Dominant Non-Coding Repeat Expansions in Human Disease

Katherine A. Dick(University of Minnesota), Jamie Margolis(Institut thématique Génétique, génomique et bioinformatique), John Day(University of Minnesota), Laura P.W. Ranum(Institut thématique Génétique, génomique et bioinformatique)
Genome dynamics
January 1, 2006
Cited by 20

Abstract

The general model that dominant diseases are caused by mutations that result in a gain or change in function of the corresponding protein was challenged by the discovery that the myotonic dystrophy type 1 mutation is a CTG expansion located in the 3' untranslated portion of a kinase gene.

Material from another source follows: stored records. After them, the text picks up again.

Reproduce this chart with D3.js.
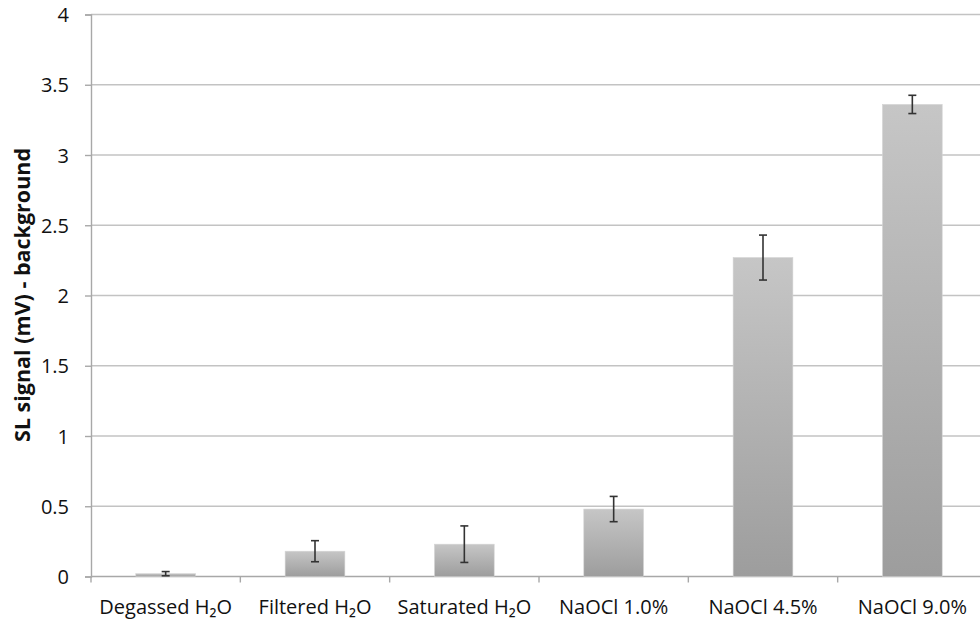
<!DOCTYPE html>
<html>
<head>
<meta charset="utf-8">
<script src="https://cdn.jsdelivr.net/npm/d3@7"></script>
<style>
  html, body { margin: 0; padding: 0; background: #fff; }
  svg { display: block; }
  text { font-family: "Open Sans", "Noto Sans", sans-serif; fill: #111; }
</style>
</head>
<body>
<svg id="chart" width="980" height="626"></svg>
<script>
// Sample conditions and their mean SL signal with standard deviation
const categories = ["Degassed H₂O", "Filtered H₂O", "Saturated H₂O", "NaOCl 1.0%", "NaOCl 4.5%", "NaOCl 9.0%"];
const means = [0.02, 0.18, 0.23, 0.48, 2.27, 3.36];
const errors = [0.015, 0.075, 0.13, 0.09, 0.16, 0.065];
const yTicks = [0, 0.5, 1, 1.5, 2, 2.5, 3, 3.5, 4];
const yTitle = "SL signal (mV) - background";

const svg = d3.select("#chart");
const margin = { left: 91, top: 14.5, right: -7, bottom: 49.5 };
const W = 980, H = 626;
const x0 = margin.left, x1 = W - margin.right;
const yTop = margin.top, yBot = H - margin.bottom;

const x = d3.scaleBand().domain(categories).range([x0, x1]).paddingInner(0.6).paddingOuter(0.3);
const xb = d3.scaleBand().domain(categories).range([x0, x1]);
const y = d3.scaleLinear().domain([0, 4]).range([yBot, yTop]);

// bar fill: light at the top, darker toward the base
const defs = svg.append("defs");
const grad = defs.append("linearGradient").attr("id", "barFill")
  .attr("x1", 0).attr("y1", 0).attr("x2", 0).attr("y2", 1);
grad.append("stop").attr("offset", "0%").attr("stop-color", "#c6c6c6");
grad.append("stop").attr("offset", "100%").attr("stop-color", "#9d9d9d");

// horizontal gridlines
svg.append("g").selectAll("line").data(yTicks.filter(d => d > 0)).join("line")
  .attr("x1", x0).attr("x2", W)
  .attr("y1", d => y(d)).attr("y2", d => y(d))
  .attr("stroke", "#c3c3c3").attr("stroke-width", 1.6);

// y axis
const yAxis = d3.axisLeft(y).tickValues(yTicks).tickFormat(d => d3.format("")(d)).tickSize(6).tickPadding(16);
const gy = svg.append("g").attr("transform", `translate(${x0},0)`).call(yAxis);
gy.select(".domain").attr("stroke", "#a8a8a8").attr("stroke-width", 1.4);
gy.selectAll(".tick line").attr("stroke", "#a8a8a8").attr("stroke-width", 1.4);
gy.selectAll(".tick text").attr("font-size", 20).attr("font-family", "Open Sans").attr("fill", "#111").attr("dy", "0.35em");

// x axis with ticks at the category boundaries
const gx = svg.append("g").attr("transform", `translate(0,${yBot})`);
gx.append("line").attr("x1", x0).attr("x2", W).attr("y1", 0).attr("y2", 0)
  .attr("stroke", "#a8a8a8").attr("stroke-width", 1.4);
gx.selectAll("line.sep").data(categories).join("line").attr("class", "sep")
  .attr("x1", d => xb(d)).attr("x2", d => xb(d)).attr("y1", 0).attr("y2", 6)
  .attr("stroke", "#a8a8a8").attr("stroke-width", 1.4);
gx.selectAll("text").data(categories).join("text")
  .attr("x", d => xb(d) + xb.bandwidth() / 2).attr("y", 37)
  .attr("text-anchor", "middle").attr("font-size", 20).text(d => d);

// bars
svg.append("g").selectAll("rect").data(categories).join("rect")
  .attr("x", d => x(d)).attr("width", x.bandwidth())
  .attr("y", (d, i) => y(means[i])).attr("height", (d, i) => yBot - y(means[i]))
  .attr("fill", "url(#barFill)")
  .attr("stroke", "#d4d4d4").attr("stroke-width", 0.6);

// error bars
const eg = svg.append("g").attr("stroke", "#333").attr("stroke-width", 1.6);
categories.forEach((c, i) => {
  const cx = x(c) + x.bandwidth() / 2;
  const hi = y(means[i] + errors[i]), lo = y(means[i] - errors[i]);
  eg.append("line").attr("x1", cx).attr("x2", cx).attr("y1", hi).attr("y2", lo);
  eg.append("line").attr("x1", cx - 4).attr("x2", cx + 4).attr("y1", hi).attr("y2", hi);
  eg.append("line").attr("x1", cx - 4).attr("x2", cx + 4).attr("y1", lo).attr("y2", lo);
});

// y axis title
svg.append("text")
  .attr("transform", `translate(30,295) rotate(-90)`)
  .attr("text-anchor", "middle").attr("font-size", 21.5).attr("font-weight", "bold")
  .text(yTitle);
</script>
</body>
</html>
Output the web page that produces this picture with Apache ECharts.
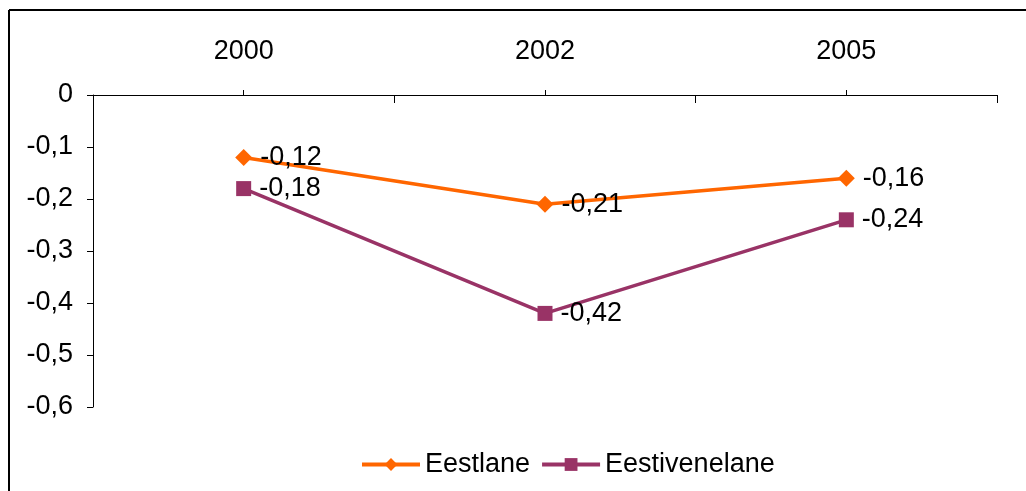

The subsequent discovery that a similar transcribed but untranslated CCTG expansion in an intron causes the same multisystemic features in myotonic dystrophy type 2 (DM2), along with other developments in the DM1 field, demonstrate a mechanism in which these expansion mutations cause disease through a gain of function mechanism triggered by the accumulation of transcripts containing CUG or CCUG repeat expansions. A similar RNA gain of function mechanism has also been implicated in fragile X tremor ataxia syndrome (FXTAS) and may play a role in pathogenesis of other non-coding repeat expansion diseases, including spinocerebellar ataxia type 8 (SCA8), SCA10, SCA12 and Huntington disease-like 2.